──────── Record set ────────

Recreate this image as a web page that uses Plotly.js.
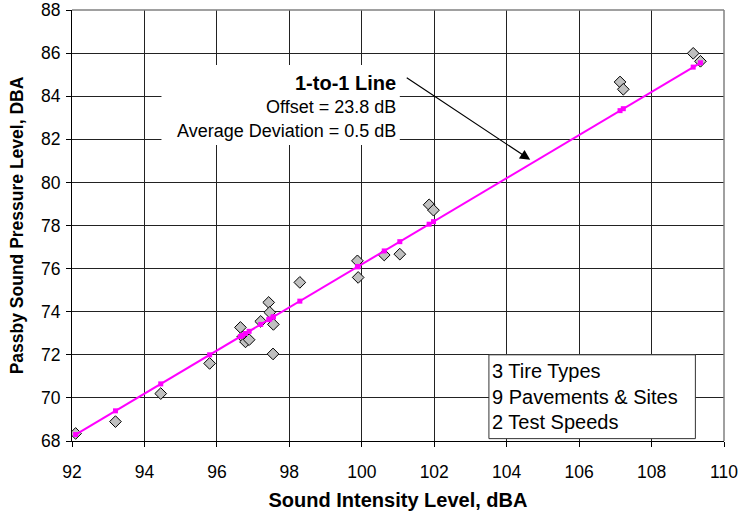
<!DOCTYPE html>
<html>
<head>
<meta charset="utf-8">
<script src="https://cdn.plot.ly/plotly-3.0.1.min.js"></script>
<style>html,body{margin:0;padding:0;background:#fff}</style>
</head>
<body>
<div id="chart" style="width:739px;height:513px"></div>
<script>
// Measured pairs: sound intensity level (x) vs passby sound pressure level (y), dBA
const intensityLevel = [92.10, 93.20, 94.45, 95.80, 96.65, 96.71, 96.79, 96.89, 97.21, 97.43, 97.46, 97.56,
                        97.55, 98.29, 99.88, 99.90, 100.62, 101.05, 101.86, 101.98, 107.13, 107.22, 109.15, 109.35];
const passbyLevel    = [68.35, 68.90, 70.20, 71.60, 73.27, 72.83, 72.60, 72.70, 73.55, 74.43, 73.97, 73.41,
                        72.04, 75.36, 76.36, 75.59, 76.63, 76.67, 78.96, 78.71, 84.66, 84.32, 85.99, 85.62];

// 1-to-1 line parameters
const OFFSET_DB = 23.8;
const AVG_DEVIATION_DB = 0.5;

const xTicks = [92, 94, 96, 98, 100, 102, 104, 106, 108, 110];
const yTicks = [68, 70, 72, 74, 76, 78, 80, 82, 84, 86, 88];
const conditionNotes = ['3 Tire Types', '9 Pavements & Sites', '2 Test Speeds'];

const FONT = 'Arial, "Liberation Sans", sans-serif';

// 1-to-1 line evaluated at each measured intensity level
const lineX = intensityLevel.slice().sort((a, b) => a - b);
const lineY = lineX.map(x => +(x - OFFSET_DB).toFixed(2));

const measured = {
  x: intensityLevel, y: passbyLevel, type: 'scatter', mode: 'markers',
  marker: {symbol: 'diamond', size: 9, color: '#c0c0c0', line: {color: '#000', width: 1}},
  hoverinfo: 'x+y', showlegend: false
};
const oneToOne = {
  x: lineX, y: lineY, type: 'scatter', mode: 'lines+markers',
  line: {color: '#ff00ff', width: 2},
  marker: {symbol: 'square', size: 5, color: '#ff00ff'},
  showlegend: false
};

const annotations = [
  // arrow pointing at the line
  {x: 104.65, y: 81.05, ax: 101.2, ay: 84.9, axref: 'x', ayref: 'y', xref: 'x', yref: 'y',
   text: '', showarrow: true, arrowhead: 2, arrowsize: 1.7, arrowwidth: 1.2, arrowcolor: '#000', standoff: 0},
  {x: 101.0, y: 84.62, xref: 'x', yref: 'y', xanchor: 'right', yanchor: 'middle', showarrow: false,
   text: '<b>1-to-1 Line</b>', font: {family: FONT, size: 20, color: '#000'}},
  {x: 101.0, y: 83.51, xref: 'x', yref: 'y', xanchor: 'right', yanchor: 'middle', showarrow: false,
   text: 'Offset = ' + OFFSET_DB.toFixed(1) + ' dB', font: {family: FONT, size: 18, color: '#000'}},
  {x: 101.0, y: 82.39, xref: 'x', yref: 'y', xanchor: 'right', yanchor: 'middle', showarrow: false,
   text: 'Average Deviation = ' + AVG_DEVIATION_DB.toFixed(1) + ' dB', font: {family: FONT, size: 18, color: '#000'}}
];
const noteY = [71.23, 70.04, 68.89];
conditionNotes.forEach((t, i) => annotations.push({
  x: 103.55, y: noteY[i], xref: 'x', yref: 'y', xanchor: 'left', yanchor: 'middle', showarrow: false,
  text: t, font: {family: FONT, size: 20, color: '#000'}
}));

const shapes = [
  // white panel behind the line description
  {type: 'rect', xref: 'x', yref: 'y', x0: 94.47, x1: 101.05, y0: 81.74, y1: 85.45,
   fillcolor: '#fff', line: {width: 0}, layer: 'above'},
  // boxed test-condition notes
  {type: 'rect', xref: 'x', yref: 'y', x0: 103.51, x1: 109.21, y0: 68.11, y1: 72.0,
   fillcolor: '#fff', line: {color: '#333', width: 1}, layer: 'above'},
  // grey top and right frame
  {type: 'line', xref: 'paper', yref: 'paper', x0: 0, x1: 1, y0: 1, y1: 1, line: {color: '#808080', width: 1.5}, layer: 'above'},
  {type: 'line', xref: 'paper', yref: 'paper', x0: 1, x1: 1, y0: 0, y1: 1, line: {color: '#808080', width: 1.5}, layer: 'above'}
];

const layout = {
  width: 739, height: 513,
  margin: {l: 72, r: 15, t: 10, b: 72},
  paper_bgcolor: '#fff', plot_bgcolor: '#fff',
  font: {family: FONT, color: '#000'},
  xaxis: {
    range: [92, 110], tickvals: xTicks, ticktext: xTicks.map(String),
    showgrid: true, gridcolor: '#222', gridwidth: 1, zeroline: false,
    showline: true, linecolor: '#000', linewidth: 1,
    ticks: 'outside', ticklen: 5, tickcolor: '#000', ticklabelstandoff: 10,
    tickfont: {family: FONT, size: 17.5, color: '#000'},
    title: {text: '<b>Sound Intensity Level, dBA</b>', font: {family: FONT, size: 20, color: '#000'}, standoff: 11},
    automargin: false
  },
  yaxis: {
    range: [68, 88], tickvals: yTicks, ticktext: yTicks.map(String),
    showgrid: true, gridcolor: '#222', gridwidth: 1, zeroline: false,
    showline: true, linecolor: '#000', linewidth: 1,
    ticks: 'outside', ticklen: 5, tickcolor: '#000', ticklabelstandoff: 2,
    tickfont: {family: FONT, size: 17.5, color: '#000'},
    title: {text: '<b>Passby Sound Pressure Level, DBA</b>', font: {family: FONT, size: 17.5, color: '#000'}, standoff: 12},
    automargin: false
  },
  shapes: shapes,
  annotations: annotations,
  showlegend: false
};

Plotly.newPlot('chart', [measured, oneToOne], layout, {displayModeBar: false, staticPlot: true});
</script>
</body>
</html>
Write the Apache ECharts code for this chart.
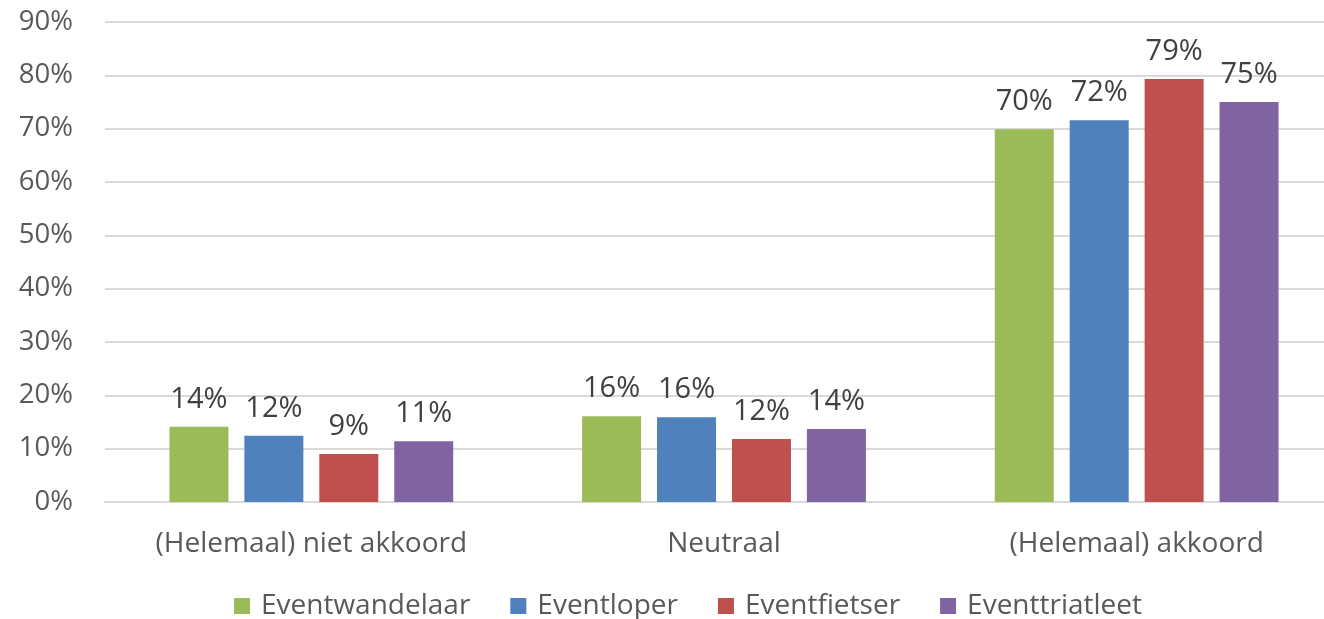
<!DOCTYPE html>
<html>
<head>
<meta charset="utf-8">
<script src="https://cdn.jsdelivr.net/npm/echarts@6/dist/echarts.min.js"></script>
<style>
  html, body { margin: 0; padding: 0; background: #fff; overflow: hidden; }
  #chart { width: 1350px; height: 619px; }
</style>
</head>
<body>
<div id="chart"></div>
<script>
const categories = ['(Helemaal) niet akkoord', 'Neutraal', '(Helemaal) akkoord']
const seriesNames = ['Eventwandelaar', 'Eventloper', 'Eventfietser', 'Eventtriatleet']
const wandelaar = [14.1, 16.1, 69.9]
const loper = [12.4, 15.9, 71.6]
const fietser = [9.0, 11.8, 79.3]
const triatleet = [11.4, 13.7, 75.0]
const colors = ['#9BBB59', '#4F81BD', '#C0504D', '#8064A2']

const font = 'Open Sans'
const chart = echarts.init(document.getElementById('chart'))

const makeSeries = (name, data, i) => ({
  name: name,
  type: 'bar',
  data: data,
  barWidth: 59,
  barGap: '27%',
  itemStyle: { color: colors[i] },
  label: {
    show: true,
    position: 'top',
    distance: 13,
    color: '#404040',
    fontSize: 29,
    fontFamily: font,
    formatter: p => Math.round(p.value) + '%'
  }
})

chart.setOption({
  animation: false,
  backgroundColor: '#fff',
  grid: { left: 105, top: 22, width: 1238, height: 480, containLabel: false },
  legend: {
    top: 587,
    left: 229,
    itemWidth: 16,
    itemHeight: 16,
    itemGap: 40,
    icon: 'rect',
    textStyle: { color: '#595959', fontSize: 28, fontFamily: font, padding: [0, 0, 0, 6] },
    data: seriesNames
  },
  xAxis: {
    type: 'category',
    data: categories,
    axisLine: { lineStyle: { color: '#d9d9d9', width: 2 } },
    axisTick: { show: false },
    axisLabel: { color: '#595959', fontSize: 28, fontFamily: font, margin: 28 }
  },
  yAxis: {
    type: 'value',
    min: 0,
    max: 90,
    interval: 10,
    axisLine: { show: false },
    axisTick: { show: false },
    axisLabel: { color: '#595959', fontSize: 27.5, fontFamily: font, margin: 32, formatter: '{value}%' },
    splitLine: { lineStyle: { color: '#d9d9d9', width: 2 } }
  },
  series: [
    makeSeries(seriesNames[0], wandelaar, 0),
    makeSeries(seriesNames[1], loper, 1),
    makeSeries(seriesNames[2], fietser, 2),
    makeSeries(seriesNames[3], triatleet, 3)
  ]
})
</script>
</body>
</html>
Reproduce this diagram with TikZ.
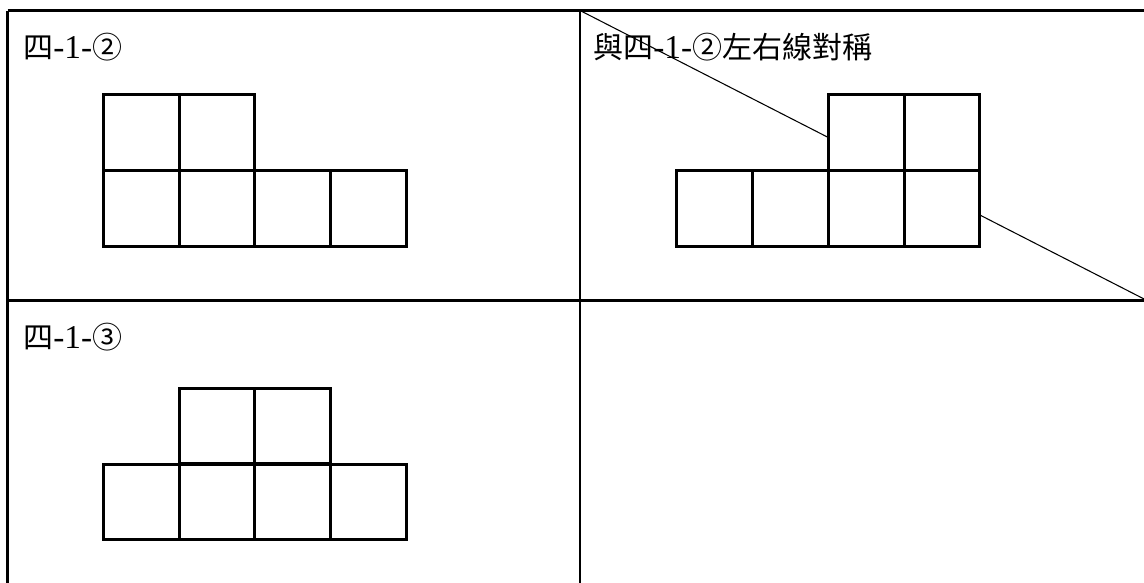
\documentclass[tikz,border=0pt]{standalone}
\usepackage{fontspec}
\setmainfont{Liberation Serif}
\newfontfamily\cjk{Noto Sans CJK TC}[Scale=1]
\newcommand{\lat}[1]{{\fontsize{25}{26}\selectfont #1}}
\begin{document}
\begin{tikzpicture}[x=0.75pt,y=-0.75pt,
  tbl/.style={line width=1.6pt,black},
  sq/.style={draw=black,fill=white,line width=2.2pt,minimum size=56.8pt,inner sep=0pt,outer sep=0pt},
  lbl/.style={anchor=base west,inner sep=0pt,font=\fontsize{22.5}{24}\selectfont}]
\useasboundingbox (0,0) rectangle (1144,582);
\clip (0,0) rectangle (1144,582);
% table
\coordinate (tl) at (7.5,10.5);
\coordinate (tm) at (580,10.5);
\coordinate (tr) at (1147,10.5);
\coordinate (ml) at (7.5,300.5);
\coordinate (mm) at (580,300.5);
\coordinate (mr) at (1147,300.5);
\coordinate (bl) at (7.5,586);
\coordinate (bm) at (580,586);
\draw[tbl] (tl) -- (tr);
\draw[tbl] (ml) -- (mr);
\draw[tbl] (tl) -- (bl);
\draw[tbl] (tm) -- (bm);
% diagonal
\draw[line width=0.8pt] (tm) -- (mr);
% labels
\node[lbl] (t1) at (23,58) {{\cjk 四}\lat{-1-}{\cjk ②}};
\node[lbl] (t2) at (593,58) {{\cjk 與四}\lat{-1-}{\cjk ②左右線對稱}};
\node[lbl] (t3) at (23,348) {{\cjk 四}\lat{-1-}{\cjk ③}};
% panel 1
\node[sq] (a1) at (141.3,132.8) {};
\node[sq] (a2) at (217,132.8) {};
\node[sq] (a3) at (141.3,208.7) {};
\node[sq] (a4) at (217,208.7) {};
\node[sq] (a5) at (292.7,208.7) {};
\node[sq] (a6) at (368.3,208.7) {};
% panel 2
\node[sq] (b1) at (866.2,132.8) {};
\node[sq] (b2) at (942,132.8) {};
\node[sq] (b3) at (714.8,208.7) {};
\node[sq] (b4) at (790.5,208.7) {};
\node[sq] (b5) at (866.2,208.7) {};
\node[sq] (b6) at (942,208.7) {};
% panel 3
\node[sq] (c1) at (217,426) {};
\node[sq] (c2) at (292.7,426) {};
\node[sq] (c3) at (141.3,502) {};
\node[sq] (c4) at (217,502) {};
\node[sq] (c5) at (292.7,502) {};
\node[sq] (c6) at (368.3,502) {};
\end{tikzpicture}
\end{document}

────────

Keep the images out of the copy. Repeat word for word only the lines from the one containing "Write the Apache ECharts code for this chart." through the one containing "const chart = echarts.init(document.getElementById('chart'))", both ends included.

*Exercise solution:*
Write the Apache ECharts code for this chart.
<!DOCTYPE html>
<html>
<head>
<meta charset="utf-8">
<script src="https://cdn.jsdelivr.net/npm/echarts@6/dist/echarts.min.js"></script>
<style>
  html, body { margin: 0; padding: 0; background: #fff; overflow: hidden; }
  #chart { width: 1350px; height: 619px; }
</style>
</head>
<body>
<div id="chart"></div>
<script>
const categories = ['(Helemaal) niet akkoord', 'Neutraal', '(Helemaal) akkoord']
const seriesNames = ['Eventwandelaar', 'Eventloper', 'Eventfietser', 'Eventtriatleet']
const wandelaar = [14.1, 16.1, 69.9]
const loper = [12.4, 15.9, 71.6]
const fietser = [9.0, 11.8, 79.3]
const triatleet = [11.4, 13.7, 75.0]
const colors = ['#9BBB59', '#4F81BD', '#C0504D', '#8064A2']

const font = 'Open Sans'
const chart = echarts.init(document.getElementById('chart'))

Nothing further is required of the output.